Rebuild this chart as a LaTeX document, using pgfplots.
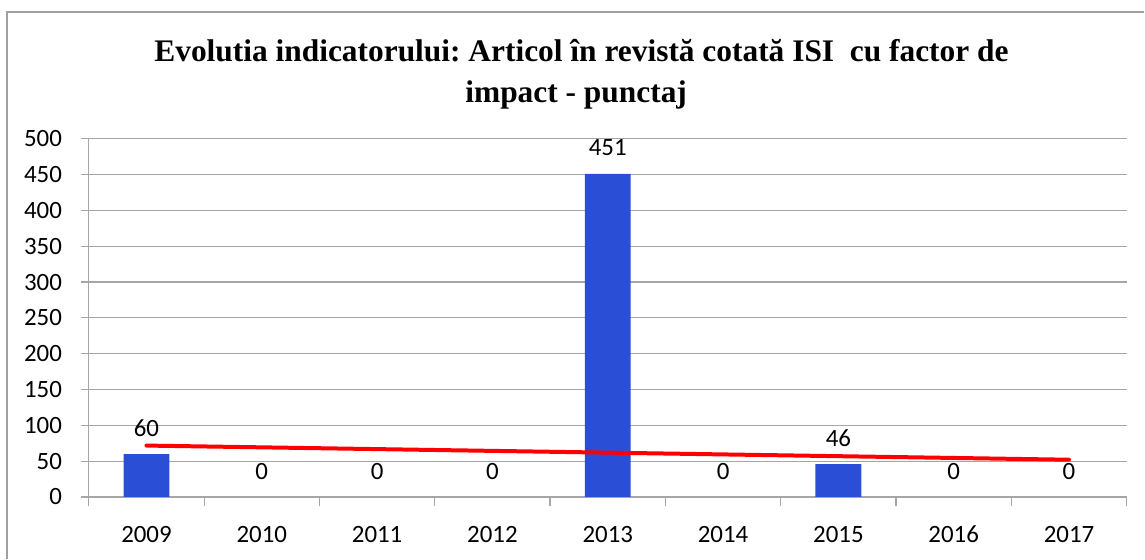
\documentclass[border=0pt]{standalone}
\usepackage{pgfplots}
\pgfplotsset{compat=1.18}
\usepackage{fontspec}
\setmainfont{Carlito}
\newfontfamily\titlefont{Liberation Serif}
\definecolor{barblue}{RGB}{42,79,214}
\definecolor{gridgray}{RGB}{166,166,166}
\definecolor{framegray}{RGB}{160,160,160}
\begin{document}
\frenchspacing
\begin{tikzpicture}
\path (0,0) rectangle (858.75pt,-417pt);
\draw[framegray, line width=1pt] (5.25pt,-420pt) -- (5.25pt,-9pt) -- (860pt,-9pt);
\node[anchor=base, inner sep=0pt, font=\titlefont\bfseries\fontsize{23.6}{26}\selectfont] at (437pt,-46.5pt) {Evolutia indicatorului: Articol în revistă cotată ISI\ \ cu factor de};
\node[anchor=base, inner sep=0pt, font=\titlefont\bfseries\fontsize{23.6}{26}\selectfont] at (433pt,-77.25pt) {impact - punctaj};
\begin{axis}[
  at={(66.75pt,-373.5pt)}, anchor=south west,
  scale only axis, width=780pt, height=269.25pt,
  xmin=-0.5, xmax=8.5, ymin=0, ymax=500,
  ytick={0,50,...,500},
  xtick={0,1,2,3,4,5,6,7,8},
  xticklabels={2009,2010,2011,2012,2013,2014,2015,2016,2017},
  extra x ticks={-0.5,0.5,1.5,2.5,3.5,4.5,5.5,6.5,7.5,8.5},
  extra x tick labels={},
  axis x line*=bottom, axis y line*=left,
  axis line style={gridgray, line width=0.9pt, -},
  ymajorgrids, grid style={gridgray, line width=0.9pt},
  tick align=outside, major tick length=6pt,
  xtick style={draw=none},
  extra x tick style={xtick style={draw=gridgray, line width=0.9pt}, major tick length=6.75pt},
  ytick style={draw=gridgray, line width=0.9pt},
  /pgf/number format/assume math mode=true,
  tick label style={font=\fontsize{18.7}{20}\selectfont, text=black},
  yticklabel style={anchor=east, inner sep=0pt, xshift=-14pt},
  xticklabel style={anchor=north, inner sep=0pt, yshift=-15.5pt},
  clip=false,
]
% bars with a non-zero value
\addplot[ybar, bar width=34.5pt, fill=barblue, draw=none,
  nodes near coords,
  nodes near coords style={font=\fontsize{18.7}{20}\selectfont, text=black, anchor=base, inner sep=0pt, yshift=13.5pt}]
  coordinates {(0,60) (4,451) (6,46)};
% categories whose value is zero: label only
\addplot[draw=none, mark=none,
  nodes near coords,
  nodes near coords style={font=\fontsize{18.7}{20}\selectfont, text=black, anchor=base, inner sep=0pt, yshift=13.5pt}]
  coordinates {(1,0) (2,0) (3,0) (5,0) (7,0) (8,0)};
\addplot[red, line width=3pt, line cap=round] coordinates {(0,71.76) (8,52.02)};
\end{axis}
\end{tikzpicture}
\end{document}
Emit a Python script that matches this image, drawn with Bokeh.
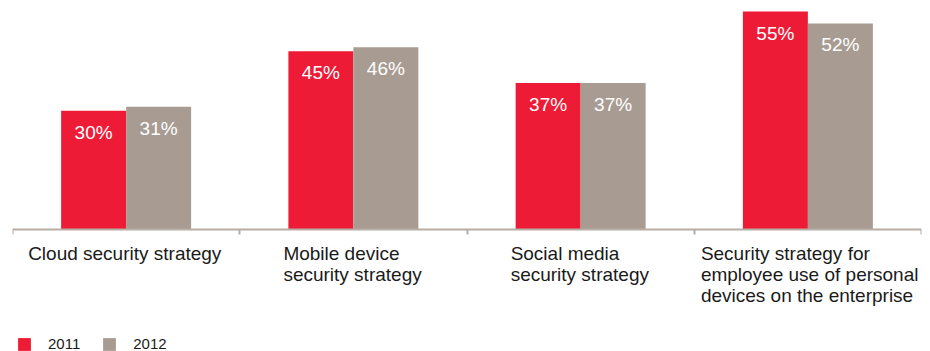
import numpy as np
from bokeh.plotting import figure
from bokeh.models import (ColumnDataSource, Range1d, FixedTicker, LabelSet,
                          Legend, LegendItem)
from bokeh.core.properties import value
from bokeh.embed import file_html
from bokeh.resources import INLINE

# ---- data ----
categories = [
    "Cloud security strategy",
    "Mobile device\nsecurity strategy",
    "Social media\nsecurity strategy",
    "Security strategy for\nemployee use of personal\ndevices on the enterprise",
]
series_names = ["2011", "2012"]
values_2011 = [30, 45, 37, 55]
values_2012 = [31, 46, 37, 52]

# ---- style ----
RED = "#ED1B36"
GRAY = "#A89C92"
AXIS = "#B8ADA5"
FONT = value("Liberation Sans")
label_x_offsets = [-98, -70, -70, -107]  # left-align text blocks (screen px)

n = len(categories)
centers = np.arange(n) + 0.5
bar_w = 0.286
dodge = 0.143

p = figure(width=930, height=351, output_backend="svg", toolbar_location=None,
           title=None, x_range=Range1d(0, n), y_range=Range1d(-30.8, 57.8),
           min_border_left=12, min_border_right=9, min_border_top=0,
           min_border_bottom=0, y_axis_location=None)
p.outline_line_color = None
p.grid.visible = False
p.background_fill_color = "white"
p.border_fill_color = "white"

src = ColumnDataSource(dict(
    x1=centers - dodge, x2=centers + dodge,
    v1=values_2011, v2=values_2012,
    t1=[f"{v}%" for v in values_2011], t2=[f"{v}%" for v in values_2012],
))

r1 = p.vbar(x="x1", top="v1", width=bar_w, bottom=0, source=src,
            fill_color=RED, line_color=None)
r2 = p.vbar(x="x2", top="v2", width=bar_w, bottom=0, source=src,
            fill_color=GRAY, line_color=None)

for xcol, ycol, tcol in (("x1", "v1", "t1"), ("x2", "v2", "t2")):
    p.add_layout(LabelSet(x=xcol, y=ycol, text=tcol, source=src,
                          y_offset=-11, text_align="center", text_baseline="top",
                          text_color="white", text_font=FONT,
                          text_font_size="19px"))

# x axis: ticks at category boundaries, drawn at y = 0
ax = p.xaxis[0]
ax.fixed_location = 0
ax.ticker = FixedTicker(ticks=list(range(n + 1)), minor_ticks=[])
ax.major_label_text_color = None
ax.axis_line_color = AXIS
ax.axis_line_width = 2
ax.major_tick_line_color = AXIS
ax.major_tick_line_width = 2
ax.major_tick_out = 5
ax.major_tick_in = 0
ax.minor_tick_line_color = None

# category labels
cat_src = ColumnDataSource(dict(x=centers, y=[0] * n, text=categories,
                                xo=label_x_offsets))
p.add_layout(LabelSet(x="x", y="y", text="text", source=cat_src,
                      x_offset="xo", y_offset=-14, text_align="left",
                      text_baseline="top", text_color="#1a1a1a",
                      text_font=FONT, text_font_size="19px",
                      text_line_height=1.0))

legend = Legend(items=[LegendItem(label=series_names[0], renderers=[r1]),
                       LegendItem(label=series_names[1], renderers=[r2])],
                location=(4, -1), orientation="horizontal",
                glyph_width=16, glyph_height=16, label_height=16,
                label_standoff=16, spacing=21, padding=0, margin=0,
                border_line_color=None, background_fill_alpha=0,
                label_text_font="Liberation Sans", label_text_font_size="15px",
                label_text_color="#1a1a1a")
p.add_layout(legend, "center")

open("out.html", "w").write(file_html(p, INLINE))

====

● What the task asks:
Give again the lines from "Emit a Python" to "fill_color=GRAY, line_color=None)" exactly, both of those lines included, and do not include any pictures.

● Written reply:
Emit a Python script that matches this image, drawn with Bokeh.
import numpy as np
from bokeh.plotting import figure
from bokeh.models import (ColumnDataSource, Range1d, FixedTicker, LabelSet,
                          Legend, LegendItem)
from bokeh.core.properties import value
from bokeh.embed import file_html
from bokeh.resources import INLINE

# ---- data ----
categories = [
    "Cloud security strategy",
    "Mobile device\nsecurity strategy",
    "Social media\nsecurity strategy",
    "Security strategy for\nemployee use of personal\ndevices on the enterprise",
]
series_names = ["2011", "2012"]
values_2011 = [30, 45, 37, 55]
values_2012 = [31, 46, 37, 52]

# ---- style ----
RED = "#ED1B36"
GRAY = "#A89C92"
AXIS = "#B8ADA5"
FONT = value("Liberation Sans")
label_x_offsets = [-98, -70, -70, -107]  # left-align text blocks (screen px)

n = len(categories)
centers = np.arange(n) + 0.5
bar_w = 0.286
dodge = 0.143

p = figure(width=930, height=351, output_backend="svg", toolbar_location=None,
           title=None, x_range=Range1d(0, n), y_range=Range1d(-30.8, 57.8),
           min_border_left=12, min_border_right=9, min_border_top=0,
           min_border_bottom=0, y_axis_location=None)
p.outline_line_color = None
p.grid.visible = False
p.background_fill_color = "white"
p.border_fill_color = "white"

src = ColumnDataSource(dict(
    x1=centers - dodge, x2=centers + dodge,
    v1=values_2011, v2=values_2012,
    t1=[f"{v}%" for v in values_2011], t2=[f"{v}%" for v in values_2012],
))

r1 = p.vbar(x="x1", top="v1", width=bar_w, bottom=0, source=src,
            fill_color=RED, line_color=None)
r2 = p.vbar(x="x2", top="v2", width=bar_w, bottom=0, source=src,
            fill_color=GRAY, line_color=None)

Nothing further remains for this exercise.